▼
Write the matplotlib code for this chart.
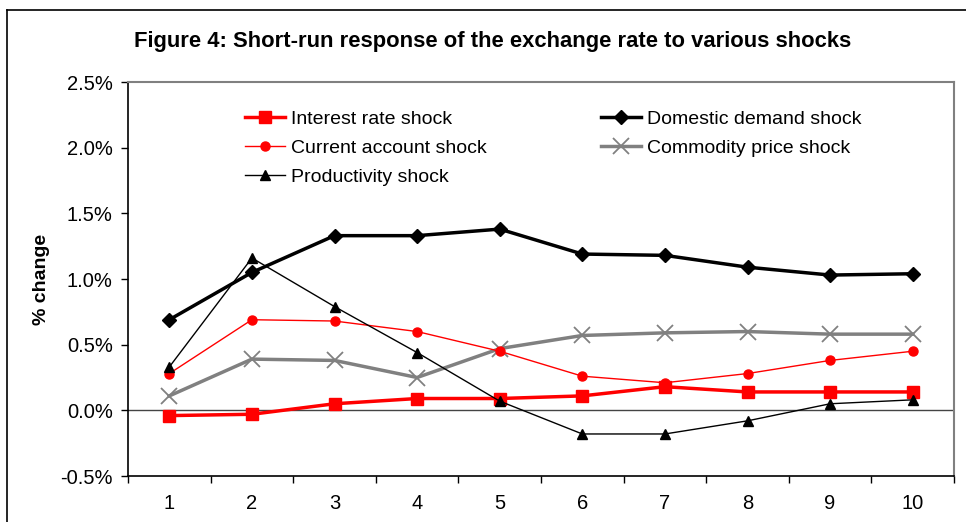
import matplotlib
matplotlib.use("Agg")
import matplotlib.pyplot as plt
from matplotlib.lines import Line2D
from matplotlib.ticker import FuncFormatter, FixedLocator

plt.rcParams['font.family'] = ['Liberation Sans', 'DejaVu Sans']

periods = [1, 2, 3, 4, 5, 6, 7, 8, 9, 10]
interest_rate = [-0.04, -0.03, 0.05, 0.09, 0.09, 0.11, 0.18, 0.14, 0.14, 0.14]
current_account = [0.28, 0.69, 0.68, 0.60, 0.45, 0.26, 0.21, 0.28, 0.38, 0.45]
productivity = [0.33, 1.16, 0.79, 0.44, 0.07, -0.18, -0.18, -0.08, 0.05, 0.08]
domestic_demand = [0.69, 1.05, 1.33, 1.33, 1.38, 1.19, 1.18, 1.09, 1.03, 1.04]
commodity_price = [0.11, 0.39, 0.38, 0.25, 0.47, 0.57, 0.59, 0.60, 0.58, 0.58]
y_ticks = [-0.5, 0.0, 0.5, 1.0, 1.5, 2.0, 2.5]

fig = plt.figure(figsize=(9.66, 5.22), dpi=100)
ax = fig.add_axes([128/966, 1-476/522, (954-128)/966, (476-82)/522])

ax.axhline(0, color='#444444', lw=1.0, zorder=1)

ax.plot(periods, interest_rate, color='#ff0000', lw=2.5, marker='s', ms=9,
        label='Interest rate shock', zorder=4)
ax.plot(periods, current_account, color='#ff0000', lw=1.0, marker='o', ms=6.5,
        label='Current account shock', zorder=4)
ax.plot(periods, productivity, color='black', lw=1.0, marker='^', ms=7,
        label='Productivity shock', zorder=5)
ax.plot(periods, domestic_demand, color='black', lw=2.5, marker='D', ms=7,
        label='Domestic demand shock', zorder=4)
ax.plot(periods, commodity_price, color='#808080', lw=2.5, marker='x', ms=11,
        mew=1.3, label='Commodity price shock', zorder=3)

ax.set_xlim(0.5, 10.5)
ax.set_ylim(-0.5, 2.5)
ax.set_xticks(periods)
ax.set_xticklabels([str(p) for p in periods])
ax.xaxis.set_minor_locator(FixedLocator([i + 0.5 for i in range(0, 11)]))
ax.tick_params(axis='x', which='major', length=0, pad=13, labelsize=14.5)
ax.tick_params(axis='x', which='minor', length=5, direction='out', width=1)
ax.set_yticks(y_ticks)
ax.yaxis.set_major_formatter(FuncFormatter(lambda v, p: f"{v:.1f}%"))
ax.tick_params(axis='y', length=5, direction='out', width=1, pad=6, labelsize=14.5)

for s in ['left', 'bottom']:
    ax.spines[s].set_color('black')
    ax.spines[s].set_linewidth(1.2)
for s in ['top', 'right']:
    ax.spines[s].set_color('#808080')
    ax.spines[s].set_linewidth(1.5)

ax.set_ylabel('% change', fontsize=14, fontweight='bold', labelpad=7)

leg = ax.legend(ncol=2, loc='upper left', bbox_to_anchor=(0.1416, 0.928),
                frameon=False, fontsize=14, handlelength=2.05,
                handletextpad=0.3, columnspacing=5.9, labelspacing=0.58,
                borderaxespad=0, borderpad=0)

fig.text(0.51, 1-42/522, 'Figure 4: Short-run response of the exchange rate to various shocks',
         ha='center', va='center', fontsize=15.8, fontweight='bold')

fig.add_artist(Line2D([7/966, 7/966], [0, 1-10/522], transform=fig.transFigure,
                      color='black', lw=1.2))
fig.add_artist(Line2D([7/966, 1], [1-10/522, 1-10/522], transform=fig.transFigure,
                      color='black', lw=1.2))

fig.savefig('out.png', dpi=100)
▲
▼
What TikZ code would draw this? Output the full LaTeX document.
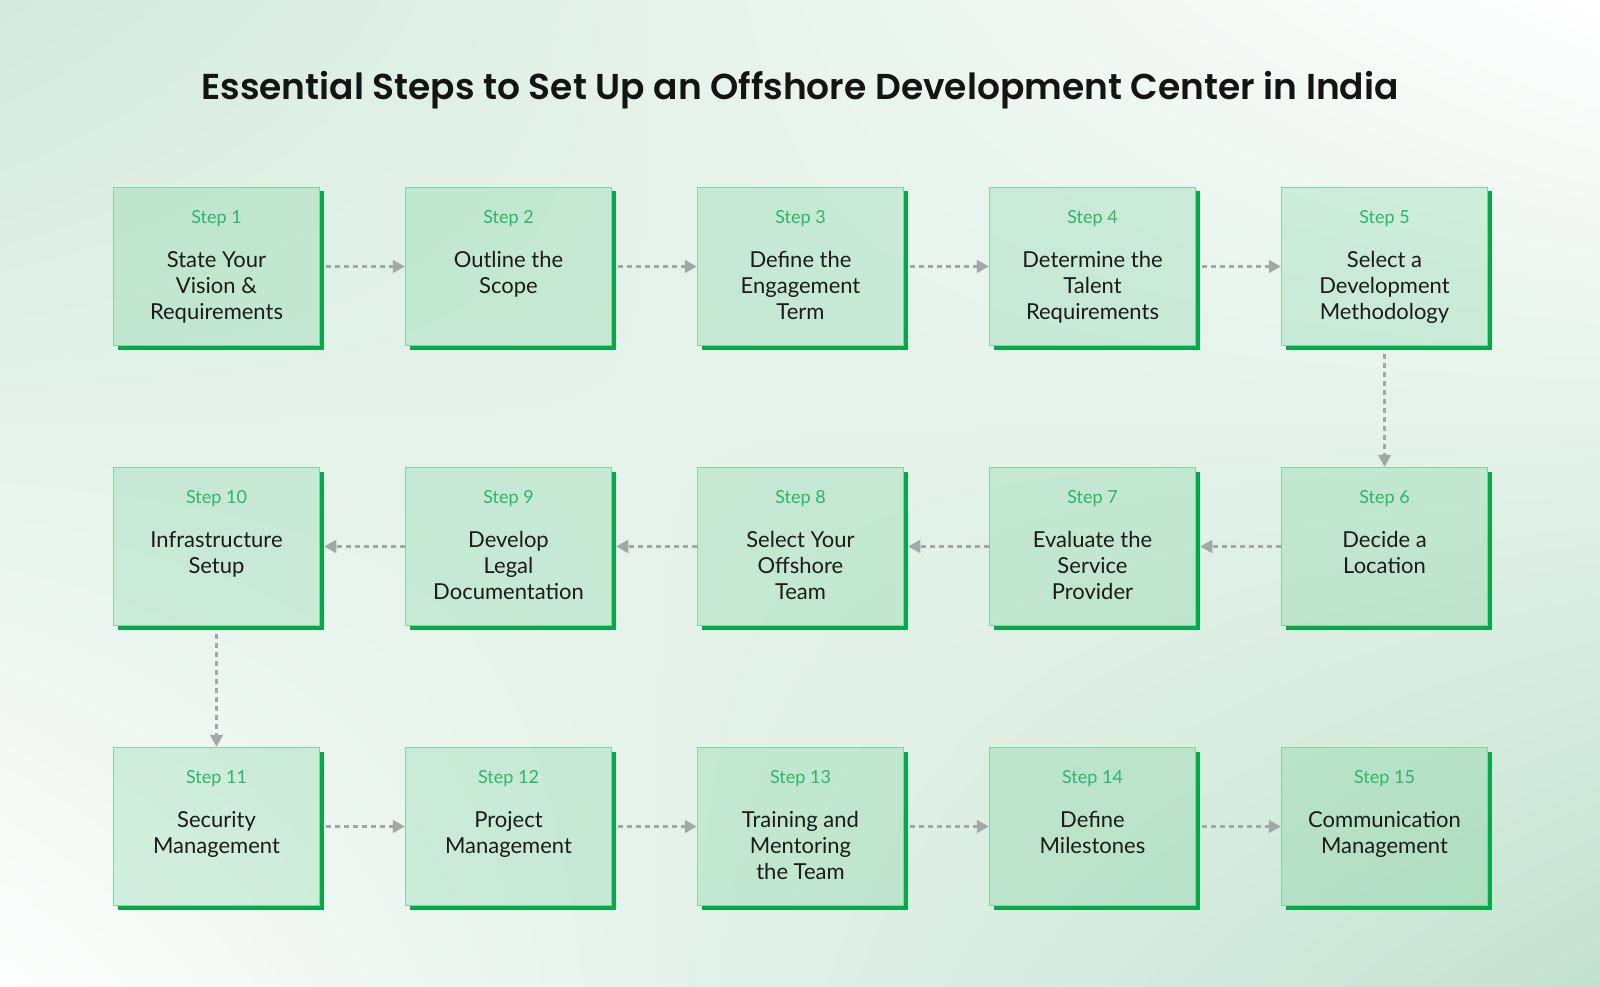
▲
• **Task description**
Give only the lines from the one with "Write the matplotlib code for this chart." to the one with "plt.rcParams['font.family'] = ['Liberation", both included, again and exactly; leave the images out.

• **Exercise result**
Write the matplotlib code for this chart.
import matplotlib
matplotlib.use("Agg")
import matplotlib.pyplot as plt
from matplotlib.lines import Line2D
from matplotlib.ticker import FuncFormatter, FixedLocator

plt.rcParams['font.family'] = ['Liberation Sans', 'DejaVu Sans']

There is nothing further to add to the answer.